To buy more time to crush Hamas, a wise Israeli government would have gone out of its way to protect Palestinian noncombatants, granting a humanitarian cease-fire and facilitating the movement of families to truly bomb-free locations. “I would have sent 500 trucks of aid when the ask is 250,” argued Novik. “If you want the support of the international community for more time, you have to show this is not a war on Palestinian civilians.”

But that is not the modus operandi of the Netanyahu government.

» READ MORE: Back from the dustbin: ‘Two-state solution’ reemerges as the only way to Israel-Palestine peace | Trudy Rubin

On the Palestinian side, things are even more complicated. The Biden team and Arab states want a “rejuvenated” Palestinian Authority - the current Palestinian governing body on the West Bank - to take over in Gaza. But the PA, as this body in commonly called, and its leader, 88-year-old Mahmoud Abbas, have lost all credibility with Palestinians in the West Bank and Gaza, as they haven’t held elections since 2006 from fear Hamas would win.

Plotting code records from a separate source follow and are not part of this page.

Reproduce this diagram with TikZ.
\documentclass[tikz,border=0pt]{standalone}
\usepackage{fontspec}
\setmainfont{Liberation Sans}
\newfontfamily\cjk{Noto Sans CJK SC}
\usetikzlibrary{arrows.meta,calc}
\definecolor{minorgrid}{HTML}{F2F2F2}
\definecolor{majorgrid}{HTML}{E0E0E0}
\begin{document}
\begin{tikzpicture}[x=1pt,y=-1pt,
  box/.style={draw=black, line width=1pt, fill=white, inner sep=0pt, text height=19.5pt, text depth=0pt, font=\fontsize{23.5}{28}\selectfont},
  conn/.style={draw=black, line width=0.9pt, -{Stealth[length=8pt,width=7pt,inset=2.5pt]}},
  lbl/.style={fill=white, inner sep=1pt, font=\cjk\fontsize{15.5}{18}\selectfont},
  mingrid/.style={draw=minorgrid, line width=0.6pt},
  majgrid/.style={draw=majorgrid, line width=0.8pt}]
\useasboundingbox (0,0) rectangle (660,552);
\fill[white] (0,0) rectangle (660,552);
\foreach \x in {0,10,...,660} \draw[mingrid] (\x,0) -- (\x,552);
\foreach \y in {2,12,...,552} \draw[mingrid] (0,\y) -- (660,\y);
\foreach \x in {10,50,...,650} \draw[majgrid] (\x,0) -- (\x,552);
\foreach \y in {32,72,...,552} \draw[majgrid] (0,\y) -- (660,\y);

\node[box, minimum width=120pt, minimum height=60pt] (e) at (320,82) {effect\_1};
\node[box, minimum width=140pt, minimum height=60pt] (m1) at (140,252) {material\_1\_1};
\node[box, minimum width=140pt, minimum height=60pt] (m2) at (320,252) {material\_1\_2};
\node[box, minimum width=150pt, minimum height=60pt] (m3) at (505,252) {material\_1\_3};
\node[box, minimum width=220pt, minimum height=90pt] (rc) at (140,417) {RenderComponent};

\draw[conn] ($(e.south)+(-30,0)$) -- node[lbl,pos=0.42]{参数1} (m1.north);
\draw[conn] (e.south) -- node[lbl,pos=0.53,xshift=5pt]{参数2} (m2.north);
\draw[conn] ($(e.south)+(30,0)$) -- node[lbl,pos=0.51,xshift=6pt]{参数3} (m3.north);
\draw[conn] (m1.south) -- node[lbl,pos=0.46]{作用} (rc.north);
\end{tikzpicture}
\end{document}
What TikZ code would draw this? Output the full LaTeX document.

To have any credibility with Israelis, however, new Palestinian elections would have to bar any group, such as Hamas, that refuses to recognize the Israeli state. It is unclear whether the Palestinian public would accept barring Hamas.

The Biden team hopes a detailed timeline for establishing two states, backed by a pledge of Saudi recognition of Israel and funding of Gaza reconstruction, will win over both publics. A further sweetener for Israelis would be a stronger, united regional Israeli-Arab front against Iran. And any deal would require Arab willingness to join an international force that would help secure Gaza until the Palestinian Authority regained the credibility to take over.

Unfortunately, neither Netanyahu nor Hamas have any desire to facilitate a two-state solution. And Israeli indifference to the mounting deaths of civilians in Gaza will increase international pressure to end the fighting before Hamas is defeated.

The future of any regional peace may hang on how quickly Israelis mobilize to change their government - and whether Israel shifts strategy to buy more time to clobber Hamas by helping Palestinian civilians survive.